My advice to travelers is to arm one's self with the necessary nomenclatural knowledge before setting out, just as one would when traveling to Mons/Bergen in Belgium.
I somehow see myself standing at some crossroads, staring down at a torn and near illegible piece of paper and reading these aloud to some resident one by one, while watching them growing increasingly perplexed.
For some reason, Monty Python came to mind when I read this post.
The Knights who say Ni...
Beautiful photo, BTW.
Seana, you're a romantic at heart, albeit one who may not have a good sense of direction.
For some reason, Monty Python came to mind when I read this post.
The Knights who say Ni...
Of course it did.
Thanks for the compliment on the photo. That hall must be the most photographed site in Acre/Akko.

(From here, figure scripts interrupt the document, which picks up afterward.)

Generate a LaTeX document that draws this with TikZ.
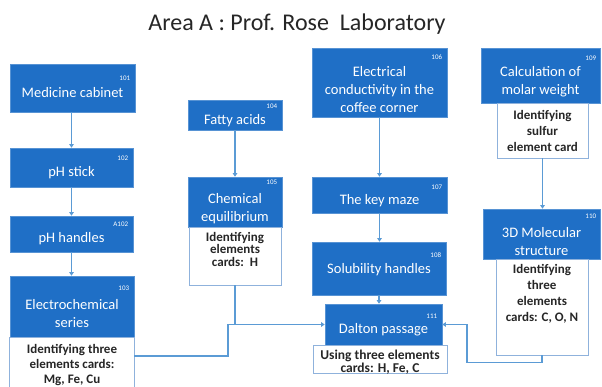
\documentclass[tikz,border=0pt]{standalone}
\usepackage{fontspec}
\setmainfont{Carlito}
\usetikzlibrary{arrows.meta}
\definecolor{boxblue}{HTML}{1F6FC6}
\definecolor{lineblue}{HTML}{5B9BD5}
\definecolor{wborder}{HTML}{8FB2DC}
\tikzset{
  bbox/.style={fill=boxblue, draw=boxblue!75!white, line width=0.6pt, inner sep=0pt},
  wbox/.style={fill=white, draw=wborder, line width=0.9pt, inner sep=0pt},
  btext/.style={text=white, font=\fontsize{14.5}{18}\selectfont, align=center, inner sep=0pt},
  wtext/.style={text=black!85, font=\bfseries\fontsize{13}{15}\selectfont, align=center, inner sep=0pt},
  numtext/.style={text=white, font=\fontsize{7}{8}\selectfont, anchor=east, inner sep=0pt},
  conn/.style={draw=lineblue, line width=1.1pt, -{Triangle[width=4.5pt,length=3.5pt]}},
  plainconn/.style={draw=lineblue, line width=1.1pt}
}
\begin{document}
\begin{tikzpicture}[x=1pt,y=-1pt]
\useasboundingbox (0,0) rectangle (602,387);
\fill[white] (0,0) rectangle (602,387);
% title
\node[text=black!85, font=\fontsize{24}{28}\selectfont, inner sep=0pt] (title) at (297,24) {Area A : Prof. Rose\ \ Laboratory};
% boxes
\node[bbox, minimum width=125pt, minimum height=48pt] (b101) at (72.5,88) {};
\node[bbox, minimum width=123pt, minimum height=39pt] (b102) at (71.5,167.5) {};
\node[bbox, minimum width=123pt, minimum height=36pt] (bA102) at (71.5,234) {};
\node[bbox, minimum width=124pt, minimum height=62pt] (b103) at (72,307) {};
\node[fill=white, inner sep=0pt, minimum width=124pt, minimum height=49pt] (b103w) at (72,362.5) {};
\draw[draw=wborder, line width=0.9pt] (b103w.south west) -- (b103w.north west) -- (b103w.north east) -- (b103w.south east);
\node[bbox, minimum width=94pt, minimum height=30pt] (b104) at (235,115) {};
\node[bbox, minimum width=94pt, minimum height=50pt] (b105) at (235,202) {};
\node[wbox, minimum width=92pt, minimum height=58pt] (b105w) at (235,256) {};
\node[bbox, minimum width=135pt, minimum height=69pt] (b106) at (379.5,82.5) {};
\node[bbox, minimum width=135pt, minimum height=36pt] (b107) at (379.5,195) {};
\node[bbox, minimum width=134pt, minimum height=53pt] (b108) at (379,268.5) {};
\node[bbox, minimum width=117pt, minimum height=41pt] (b111) at (383.5,324.5) {};
\node[wbox, minimum width=134pt, minimum height=28pt] (b111w) at (380,359) {};
\node[bbox, minimum width=119pt, minimum height=55pt] (b109) at (540.5,75.5) {};
\node[wbox, minimum width=91pt, minimum height=55pt] (b109w) at (542.5,130.5) {};
\node[bbox, minimum width=117pt, minimum height=50pt] (b110) at (541.5,234) {};
\node[wbox, minimum width=92pt, minimum height=96pt] (b110w) at (542,307) {};
% numbers
\node[numtext] (n101) at ([xshift=-5pt,yshift=-15pt]b101.north east) {101};
\node[numtext] (n102) at ([xshift=-5pt,yshift=-11pt]b102.north east) {102};
\node[numtext] (nA102) at ([xshift=-5pt,yshift=-9pt]bA102.north east) {A102};
\node[numtext] (n103) at ([xshift=-5pt,yshift=-13pt]b103.north east) {103};
\node[numtext] (n104) at ([xshift=-5pt,yshift=-7pt]b104.north east) {104};
\node[numtext] (n105) at ([xshift=-5pt,yshift=-6pt]b105.north east) {105};
\node[numtext] (n106) at ([xshift=-5pt,yshift=-9pt]b106.north east) {106};
\node[numtext] (n107) at ([xshift=-5pt,yshift=-11pt]b107.north east) {107};
\node[numtext] (n108) at ([xshift=-5pt,yshift=-13pt]b108.north east) {108};
\node[numtext] (n111) at ([xshift=-5pt,yshift=-13pt]b111.north east) {111};
\node[numtext] (n109) at ([xshift=-4pt,yshift=-11pt]b109.north east) {109};
\node[numtext] (n110) at ([xshift=-4pt,yshift=-8pt]b110.north east) {110};
% blue texts
\node[btext] (t101) at (72.5,93) {Medicine cabinet};
\node[btext] (t102) at (71.5,173) {pH stick};
\node[btext] (tA102) at (71.5,239) {pH handles};
\node[btext] (t103) at (72,314) {Electrochemical\\series};
\node[btext] (t104) at (235,121) {Fatty acids};
\node[btext] (t105) at (235,208.5) {Chemical\\equilibrium};
\node[btext] (t106) at (379.5,90) {Electrical\\conductivity in the\\coffee corner};
\node[btext] (t107) at (379.5,201) {The key maze};
\node[btext] (t108) at (379,270) {Solubility handles};
\node[btext] (t111) at (383.5,330) {Dalton passage};
\node[btext] (t109) at (540.5,82) {Calculation of\\molar weight};
\node[btext] (t110) at (541.5,241.5) {3D Molecular\\structure};
% white texts
\node[wtext] (w103) at (72,365) {Identifying three\\elements cards:\\Mg, Fe, Cu};
\node[wtext, font=\bfseries\fontsize{13}{12.5}\selectfont] (w105) at (235,249) {Identifying\\elements\\cards:\ \ H};
\node[wtext, font=\bfseries\fontsize{13}{16}\selectfont] (w109) at (542.5,131) {Identifying\\sulfur\\element card};
\node[wtext, font=\bfseries\fontsize{13}{16}\selectfont] (w110) at (542,294) {Identifying\\three\\elements\\cards: C, O, N};
\node[wtext, font=\bfseries\fontsize{13.5}{12.5}\selectfont] (w111) at (380,362) {Using three elements\\cards: H, Fe, C};
% connectors
\draw[conn] (b101.south -| b102.north) -- (b102.north);
\draw[conn] (b102.south) -- (bA102.north);
\draw[conn] (bA102.south) -- (bA102.south |- b103.north);
\draw[conn] (b104.south) -- (b105.north);
\draw[conn] (b106.south) -- (b107.north);
\draw[conn] (b107.south) -- (b107.south |- b108.north);
\draw[conn] (b108.south) -- (b108.south |- b111.north);
\draw[conn] (b109w.south) -- (b109w.south |- b110.north);
\coordinate (j1) at (228,324.5);
\coordinate (j2) at (467,324.5);
\draw[conn] ([yshift=6.5pt]b103w.east) -| (j1) -- (b111.west);
\draw[plainconn] (b105w.south) -- (b105w.south |- b111.west);
\draw[conn] (b110w.south) -- ++(0,7) -| (j2) -- (b111.east);
\end{tikzpicture}
\end{document}
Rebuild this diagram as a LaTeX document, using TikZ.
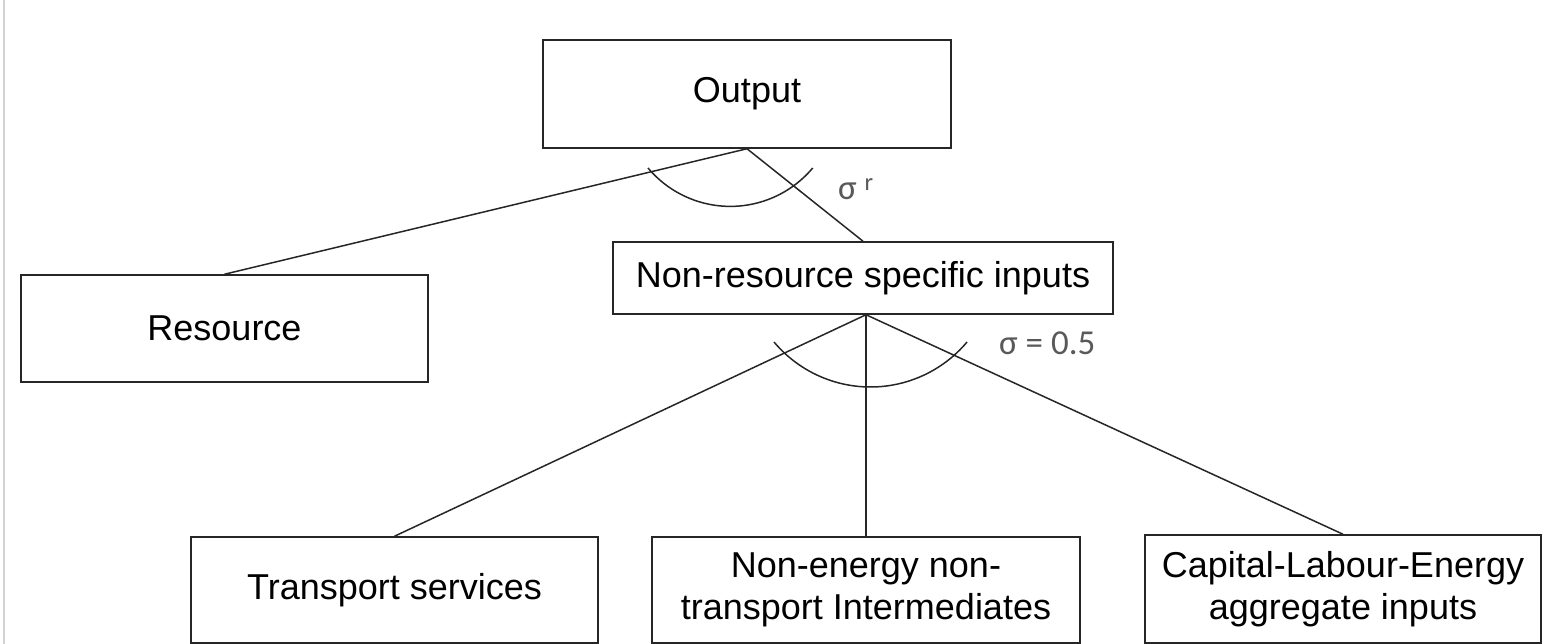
\documentclass[tikz,border=0pt]{standalone}
\usepackage{fontspec}
\setmainfont{Liberation Sans}
\newfontfamily\sigfont{Carlito}
\usetikzlibrary{positioning}
\tikzset{
  box/.style={draw=black!85, line width=1.5pt, align=center, inner sep=0pt, font=\fontsize{36}{42}\selectfont},
  lnk/.style={draw=black!85, line width=1.5pt},
  sig/.style={font=\sigfont\fontsize{35}{38}\selectfont, text=black!65, inner sep=0pt}
}
\begin{document}
\begin{tikzpicture}[x=1pt,y=1pt]
  \useasboundingbox (0,0) rectangle (1542,644);
  \draw[gray!35, line width=2pt] (3.5,0) -- (3.5,644);
  \node[box, minimum width=408pt, minimum height=108pt] (out) at (747,550) {Output};
  \node[box, minimum width=407pt, minimum height=107pt] (res) at (224.5,315.5) {Resource};
  \node[box, minimum width=500pt, minimum height=72pt] (nrs) at (863,366) {Non-resource specific inputs};
  \node[box, minimum width=407pt, minimum height=106pt] (trn) at (394.5,54) {Transport services};
  \node[box, minimum width=428pt, minimum height=106pt] (mid) at (866,54) {Non-energy non-\\transport Intermediates};
  \node[box, minimum width=396pt, minimum height=108pt] (cap) at (1343,55) {Capital-Labour-Energy\\aggregate inputs};
  \coordinate (fork) at ([xshift=3pt]nrs.south);
  \draw[lnk] (out.south) -- (res.north);
  \draw[lnk] (out.south) -- (nrs.north);
  \draw[lnk] (fork) -- (trn.north);
  \draw[lnk] (fork) -- (mid.north);
  \draw[lnk] (fork) -- (cap.north);
  \draw[lnk] (648,476) arc (220:320:107.5);
  \draw[lnk] (774,302) arc (220:320:126);
  \node[sig, anchor=base west] (sr) at (838,444) {σ \textsuperscript{r}};
  \node[sig, anchor=base west] (sh) at (999,289) {σ = 0.5};
\end{tikzpicture}
\end{document}
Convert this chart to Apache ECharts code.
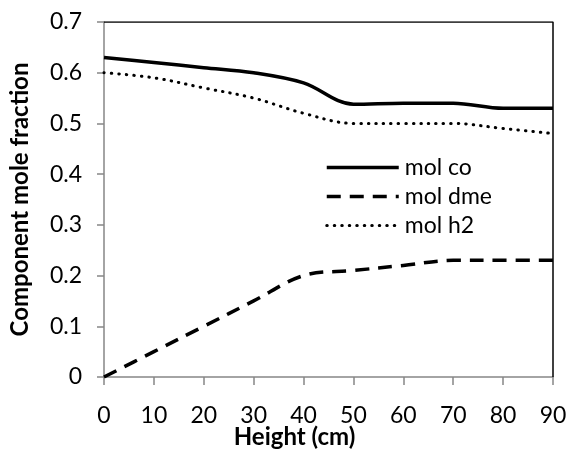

One sees it all over tourist brochures and so on.
Loving your 'travelogue'.. wish I were there!
L'shana Ha-ba-ah Birushalayim!
I'm just thinking aloud here, but what if Fletcher Flora had been christened Flora Fletcher, somewhat along the lines of 'A Boy Named Sue', and he had gotten his revenge on his father by changing his name, albeit by deed poll, to Fletcher Flora
(even if Fletcher Christian was now known to be somewhat foppish, rather than the more masculine imagining, a la the casting of Clark Gable)
Well, Fletch would make a better dimunitive than Florrie, so you could be right.
I am glad you're treating this matter with the high seriousness it deserves.
Don't mind me, Peter; like I said, just thinking aloud.
I think Florrie was the first name of a character in 'The Irish R.M.'
(that's just by the by)
And Florence was both Lillian Hellman's middle name and the name of Raymond Chandler's mother.
I had an Aunt Florence!
And Chandler's middle name was his mother's maiden name!
Of such stuff is trivia made...
From Charles Kelly's brief bio of "Fletcher Flora" in the Stark House Noir Classics reprint of Park Avenue Tramp: "[Flora] was very amused by one British reviewer's remark that the name Fletcher Floyd Flora [!] 'had to be pen name.' In fact, its origins were English. The writer was descended from a Flora exiled to the New World from England for stealing a handkerchief."
As if Fletcher Flora were not enough, he was also Floyd? What a blessing.
"The writer was descended from a Flora exiled to the New World from England for stealing a handkerchief."
That's the favorite sentence of my day so far.